## Exercise objective
Give the listing again exactly, omitting its images.

===== Collected data

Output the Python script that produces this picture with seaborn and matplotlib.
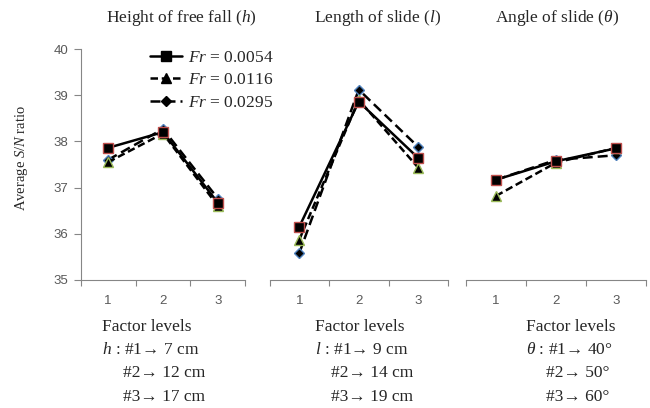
import numpy as np
import pandas as pd
import matplotlib
matplotlib.use("Agg")
import matplotlib.pyplot as plt
from matplotlib.lines import Line2D
import seaborn as sns

sns.set_style("white")
plt.rcParams['font.family'] = ['Liberation Serif', 'DejaVu Serif']
plt.rcParams['mathtext.fontset'] = 'custom'
plt.rcParams['mathtext.rm'] = 'Liberation Serif'
plt.rcParams['mathtext.it'] = 'Liberation Serif:italic'

# data
levels = ["1", "2", "3"]
fr_labels = ["0.0054", "0.0116", "0.0295"]
height_vals = [[37.86, 38.20, 36.67],
               [37.55, 38.17, 36.60],
               [37.60, 38.27, 36.76]]
length_vals = [[36.15, 38.86, 37.64],
               [35.87, 38.90, 37.43],
               [35.58, 39.12, 37.88]]
angle_vals = [[37.17, 37.57, 37.85],
              [36.82, 37.54, 37.86],
              [37.17, 37.60, 37.70]]
titles = [r"Height of free fall ($h$)", r"Length of slide ($l$)", r"Angle of slide ($\theta$)"]
notes = [[r"$h$ : #1→ 7 cm", "#2→ 12 cm", "#3→ 17 cm"],
         [r"$l$ : #1→ 9 cm", "#2→ 14 cm", "#3→ 19 cm"],
         [r"$\theta$ : #1→ 40°", "#2→ 50°", "#3→ 60°"]]

markers = ["s", "^", "D"]
msizes = [7, 7, 5.5]
edges = ["#c0504d", "#9bbb59", "#4f81bd"]
styles = ["-", (0, (3, 1.5)), (0, (4, 2))]

W, H = 650, 408
fig = plt.figure(figsize=(6.5, 4.08), dpi=100)
boxes = [(80.5, 245.5), (269.5, 448), (466, 646)]
ax_bot, ax_top = 280, 49
note_x = [(102, 123), (315, 331), (526, 546)]
title_cx = [181, 378, 557]
grey = "#868686"
tick_col = "#595959"
fs = 12.5

for p, vals in enumerate([height_vals, length_vals, angle_vals]):
    x0, x1 = boxes[p]
    ax = fig.add_axes([x0 / W, 1 - ax_bot / H, (x1 - x0) / W, (ax_bot - ax_top) / H])
    for i, lab in enumerate(fr_labels):
        df = pd.DataFrame({"pos": np.arange(3), "val": vals[i]})
        sns.lineplot(data=df, x="pos", y="val", ax=ax, color="black", lw=1.8,
                     linestyle=styles[i], marker=markers[i], ms=msizes[i],
                     mfc="black", mec=edges[i], mew=1.0, zorder=3 - i)
    ax.set_xlim(-0.5, 2.5)
    ax.set_ylim(35, 40)
    ax.set_xlabel("")
    ax.set_ylabel("")
    ax.set_xticks([0, 1, 2])
    ax.set_xticklabels(levels, family="Liberation Sans", fontsize=9.5, color=tick_col)
    ax.set_xticks([-0.5, 0.5, 1.5, 2.5], minor=True)
    ax.tick_params(axis="x", which="major", length=0, pad=11)
    ax.tick_params(axis="x", which="minor", length=4, color=grey, width=0.8, bottom=True)
    for s in ["top", "right"]:
        ax.spines[s].set_visible(False)
    ax.spines["bottom"].set_color(grey)
    if p == 0:
        ax.spines["left"].set_color(grey)
        ax.set_yticks([35, 36, 37, 38, 39, 40])
        ax.set_yticklabels(["35", "36", "37", "38", "39", "40"],
                           family="Liberation Sans", fontsize=9.5, color=tick_col)
        ax.tick_params(axis="y", length=5, color=grey, width=0.8, left=True, pad=4)
    else:
        ax.spines["left"].set_visible(False)
        ax.set_yticks([])
    fig.text(title_cx[p] / W, 1 - 18 / H, titles[p], ha="center", va="center", fontsize=fs)
    fig.text(note_x[p][0] / W, 1 - 327 / H, "Factor levels", ha="left", va="center", fontsize=fs)
    fig.text(note_x[p][0] / W, 1 - 350 / H, notes[p][0], ha="left", va="center", fontsize=fs)
    fig.text(note_x[p][1] / W, 1 - 373 / H, notes[p][1], ha="left", va="center", fontsize=fs)
    fig.text(note_x[p][1] / W, 1 - 397 / H, notes[p][2], ha="left", va="center", fontsize=fs)

fig.text(22 / W, 1 - 158 / H, r"Average $S/N$ ratio", rotation=90, ha="center", va="center", fontsize=10.5)

handles = [Line2D([], [], color="black", lw=1.8, linestyle=styles[i], marker=markers[i],
                  ms=msizes[i], mfc="black", mec="black") for i in range(3)]
fig.legend(handles, [r"$Fr$ = " + f for f in fr_labels], loc="upper left",
           bbox_to_anchor=(150 / W, 1 - 50 / H), bbox_transform=fig.transFigure,
           frameon=False, fontsize=fs, borderpad=0, borderaxespad=0,
           handlelength=1.85, handletextpad=0.35, labelspacing=0.35)

fig.savefig("out.png", dpi=100)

==========

## Result
Output the Python script that produces this picture with seaborn and matplotlib.
import numpy as np
import pandas as pd
import matplotlib
matplotlib.use("Agg")
import matplotlib.pyplot as plt
from matplotlib.lines import Line2D
import seaborn as sns

sns.set_style("white")
plt.rcParams['font.family'] = ['Liberation Serif', 'DejaVu Serif']
plt.rcParams['mathtext.fontset'] = 'custom'
plt.rcParams['mathtext.rm'] = 'Liberation Serif'
plt.rcParams['mathtext.it'] = 'Liberation Serif:italic'

# data
levels = ["1", "2", "3"]
fr_labels = ["0.0054", "0.0116", "0.0295"]
height_vals = [[37.86, 38.20, 36.67],
               [37.55, 38.17, 36.60],
               [37.60, 38.27, 36.76]]
length_vals = [[36.15, 38.86, 37.64],
               [35.87, 38.90, 37.43],
               [35.58, 39.12, 37.88]]
angle_vals = [[37.17, 37.57, 37.85],
              [36.82, 37.54, 37.86],
              [37.17, 37.60, 37.70]]
titles = [r"Height of free fall ($h$)", r"Length of slide ($l$)", r"Angle of slide ($\theta$)"]
notes = [[r"$h$ : #1→ 7 cm", "#2→ 12 cm", "#3→ 17 cm"],
         [r"$l$ : #1→ 9 cm", "#2→ 14 cm", "#3→ 19 cm"],
         [r"$\theta$ : #1→ 40°", "#2→ 50°", "#3→ 60°"]]

markers = ["s", "^", "D"]
msizes = [7, 7, 5.5]
edges = ["#c0504d", "#9bbb59", "#4f81bd"]
styles = ["-", (0, (3, 1.5)), (0, (4, 2))]

W, H = 650, 408
fig = plt.figure(figsize=(6.5, 4.08), dpi=100)
boxes = [(80.5, 245.5), (269.5, 448), (466, 646)]
ax_bot, ax_top = 280, 49
note_x = [(102, 123), (315, 331), (526, 546)]
title_cx = [181, 378, 557]
grey = "#868686"
tick_col = "#595959"
fs = 12.5

for p, vals in enumerate([height_vals, length_vals, angle_vals]):
    x0, x1 = boxes[p]
    ax = fig.add_axes([x0 / W, 1 - ax_bot / H, (x1 - x0) / W, (ax_bot - ax_top) / H])
    for i, lab in enumerate(fr_labels):
        df = pd.DataFrame({"pos": np.arange(3), "val": vals[i]})
        sns.lineplot(data=df, x="pos", y="val", ax=ax, color="black", lw=1.8,
                     linestyle=styles[i], marker=markers[i], ms=msizes[i],
                     mfc="black", mec=edges[i], mew=1.0, zorder=3 - i)
    ax.set_xlim(-0.5, 2.5)
    ax.set_ylim(35, 40)
    ax.set_xlabel("")
    ax.set_ylabel("")
    ax.set_xticks([0, 1, 2])
    ax.set_xticklabels(levels, family="Liberation Sans", fontsize=9.5, color=tick_col)
    ax.set_xticks([-0.5, 0.5, 1.5, 2.5], minor=True)
    ax.tick_params(axis="x", which="major", length=0, pad=11)
    ax.tick_params(axis="x", which="minor", length=4, color=grey, width=0.8, bottom=True)
    for s in ["top", "right"]:
        ax.spines[s].set_visible(False)
    ax.spines["bottom"].set_color(grey)
    if p == 0:
        ax.spines["left"].set_color(grey)
        ax.set_yticks([35, 36, 37, 38, 39, 40])
        ax.set_yticklabels(["35", "36", "37", "38", "39", "40"],
                           family="Liberation Sans", fontsize=9.5, color=tick_col)
        ax.tick_params(axis="y", length=5, color=grey, width=0.8, left=True, pad=4)
    else:
        ax.spines["left"].set_visible(False)
        ax.set_yticks([])
    fig.text(title_cx[p] / W, 1 - 18 / H, titles[p], ha="center", va="center", fontsize=fs)
    fig.text(note_x[p][0] / W, 1 - 327 / H, "Factor levels", ha="left", va="center", fontsize=fs)
    fig.text(note_x[p][0] / W, 1 - 350 / H, notes[p][0], ha="left", va="center", fontsize=fs)
    fig.text(note_x[p][1] / W, 1 - 373 / H, notes[p][1], ha="left", va="center", fontsize=fs)
    fig.text(note_x[p][1] / W, 1 - 397 / H, notes[p][2], ha="left", va="center", fontsize=fs)

fig.text(22 / W, 1 - 158 / H, r"Average $S/N$ ratio", rotation=90, ha="center", va="center", fontsize=10.5)

handles = [Line2D([], [], color="black", lw=1.8, linestyle=styles[i], marker=markers[i],
                  ms=msizes[i], mfc="black", mec="black") for i in range(3)]
fig.legend(handles, [r"$Fr$ = " + f for f in fr_labels], loc="upper left",
           bbox_to_anchor=(150 / W, 1 - 50 / H), bbox_transform=fig.transFigure,
           frameon=False, fontsize=fs, borderpad=0, borderaxespad=0,
           handlelength=1.85, handletextpad=0.35, labelspacing=0.35)

fig.savefig("out.png", dpi=100)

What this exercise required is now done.